Oh Canada Profile: Chef Mark McEwan


I started in the business in the mid-’70s, and at that time, professional cooks were almost considered domestic help. There was absolutely zero glamour,” says Mark McEwan, chef and founder of The McEwan Group. Today, of course, things have changed — McEwan has become a familiar face on television, with a series of best-selling cookbooks to his name, in addition to his McEwan shops and his fleet of Toronto-area restaurants: ByMark, North 44, Fabbrica and Diwan at the Aga Khan Museum.

“Lucky me for locating in Toronto in the ’70s, when things were just percolating. It’s been a lot of hard work but, at the same time, very rewarding,” he says. “In the 40 years that I’ve been involved in the business, it has gone into the stratosphere, where chefs have celebrity status.
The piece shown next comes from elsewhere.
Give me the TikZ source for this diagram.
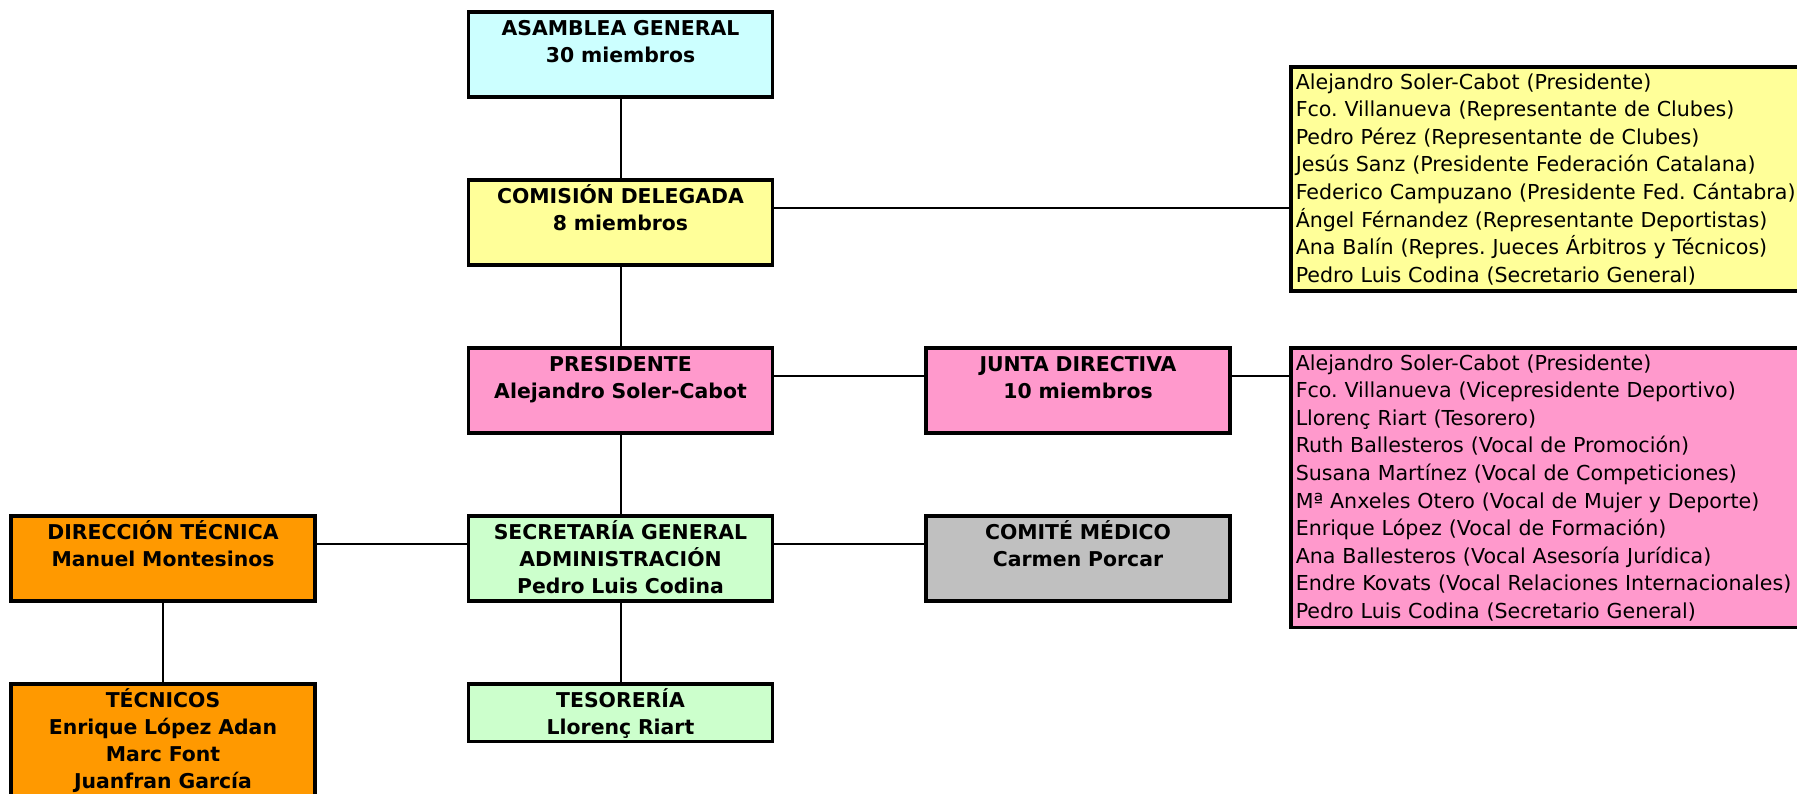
\documentclass[tikz,border=0pt]{standalone}
\usepackage{fontspec}
\setmainfont{DejaVu Sans}
\frenchspacing
\usetikzlibrary{positioning}
\definecolor{cian}{HTML}{CCFFFF}
\definecolor{amarillo}{HTML}{FFFF99}
\definecolor{rosa}{HTML}{FF99CC}
\definecolor{verde}{HTML}{CCFFCC}
\definecolor{gris}{HTML}{C0C0C0}
\definecolor{naranja}{HTML}{FF9900}

\begin{document}
\begin{tikzpicture}[x=1pt,y=-1pt,
caja/.style={draw, line width=3.5pt, inner sep=0pt, text width=304pt, align=center, text height=23.5pt, text depth=61.5pt, anchor=north, font=\fontsize{20.4}{27}\selectfont\bfseries},
lista/.style={draw, line width=3.5pt, inner xsep=5pt, inner ysep=0pt, text width=520pt, align=left, text height=22.3pt, anchor=north west, font=\fontsize{20.6}{27.6}\selectfont},
linea/.style={line width=2pt},
node distance=79.5pt]
\useasboundingbox (0,0) rectangle (1797,793);

\node (asamblea) at (620.5,10) [caja, fill=cian] {ASAMBLEA GENERAL\\30 miembros};
\node (comision) [caja, fill=amarillo, below=of asamblea] {COMISIÓN DELEGADA\\8 miembros};
\node (presidente) [caja, fill=rosa, below=of comision] {PRESIDENTE\\Alejandro Soler-Cabot};
\node (secretaria) [caja, fill=verde, below=of presidente] {SECRETARÍA GENERAL\\ADMINISTRACIÓN\\Pedro Luis Codina};
\node (tesoreria) [caja, fill=verde, text depth=34pt, below=of secretaria] {TESORERÍA\\Llorenç Riart};
\node (junta) [caja, fill=rosa, right=150pt of presidente] {JUNTA DIRECTIVA\\10 miembros};
\node (comite) [caja, fill=gris, right=150pt of secretaria] {COMITÉ MÉDICO\\Carmen Porcar};
\node (direccion) [caja, fill=naranja, left=150pt of secretaria] {DIRECCIÓN TÉCNICA\\Manuel Montesinos};
\node (tecnicos) [caja, fill=naranja, text depth=130pt, below=of direccion] {TÉCNICOS\\Enrique López Adan\\Marc Font\\Juanfran García};

\node (lista1) at (1289,65) [lista, fill=amarillo, text depth=202pt] {Alejandro Soler-Cabot (Presidente)\\
Fco. Villanueva (Representante de Clubes)\\
Pedro Pérez (Representante de Clubes)\\
Jesús Sanz (Presidente Federación Catalana)\\
Federico Campuzano (Presidente Fed. Cántabra)\\
Ángel Férnandez (Representante Deportistas)\\
Ana Balín (Repres. Jueces Árbitros y Técnicos)\\
Pedro Luis Codina (Secretario General)};
\node (lista2) at (1289,346) [lista, fill=rosa, text depth=257.4pt] {Alejandro Soler-Cabot (Presidente)\\
Fco. Villanueva (Vicepresidente Deportivo)\\
Llorenç Riart (Tesorero)\\
Ruth Ballesteros (Vocal de Promoción)\\
Susana Martínez (Vocal de Competiciones)\\
Mª Anxeles Otero (Vocal de Mujer y Deporte)\\
Enrique López (Vocal de Formación)\\
Ana Ballesteros (Vocal Asesoría Jurídica)\\
Endre Kovats (Vocal Relaciones Internacionales)\\
Pedro Luis Codina (Secretario General)};

% lineas verticales
\foreach \a/\b in {asamblea/comision,comision/presidente,presidente/secretaria,secretaria/tesoreria,direccion/tecnicos}
\draw[linea] (\a) -- (\b);
% lineas horizontales
\foreach \a/\b in {comision/lista1,presidente/junta,junta/lista2,direccion/secretaria,secretaria/comite} {
\coordinate (p) at ([yshift=-30pt]\a.north east);
\draw[linea] (p) -- (p -| \b.west);
}
\end{tikzpicture}
\end{document}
There’s television, there’s publishing, there’s a massive amount of attention paid to the industry — which is great for the industry.”

Looking back at the evolution of the industry over the years, “the outstanding trend for me is that we’ve continued to get better at it,” he says. “There’s this ferocious appetite for exactness of craft. As you get better at it and you mature, you become more refined.” Publishing cookbooks is part of this process. “It solidifies what you were doing in a period of time,” he says. “It regulates all your recipes and creates a standard for you. I’m all about order and consistency; publishing, for me, was more about formalizing everything.”

McEwan’s interests are shifting away from the traditional restaurant model. “I hope to make all my restaurants better as time goes on, [but] I’m not as eager to build lots of restaurants as food stores. I love retail food, so we have lots of plans to grow that story,” he says.

To that end, he is about to launch the third location of McEwan at Toronto’s Bloor and Yonge. “It’s for condo dwellers and people who work in the area: people who need a meal right away. I’m a big believer in buying prepared foods; buy what you can eat, and don’t buy any more,” he says, decrying the food waste that has become so common.

“I turned 60 this year, and I’ve never felt better about what we do,” he says. “We’re going to grow and we’re going to keep feeding people: that’s what it’s all about.”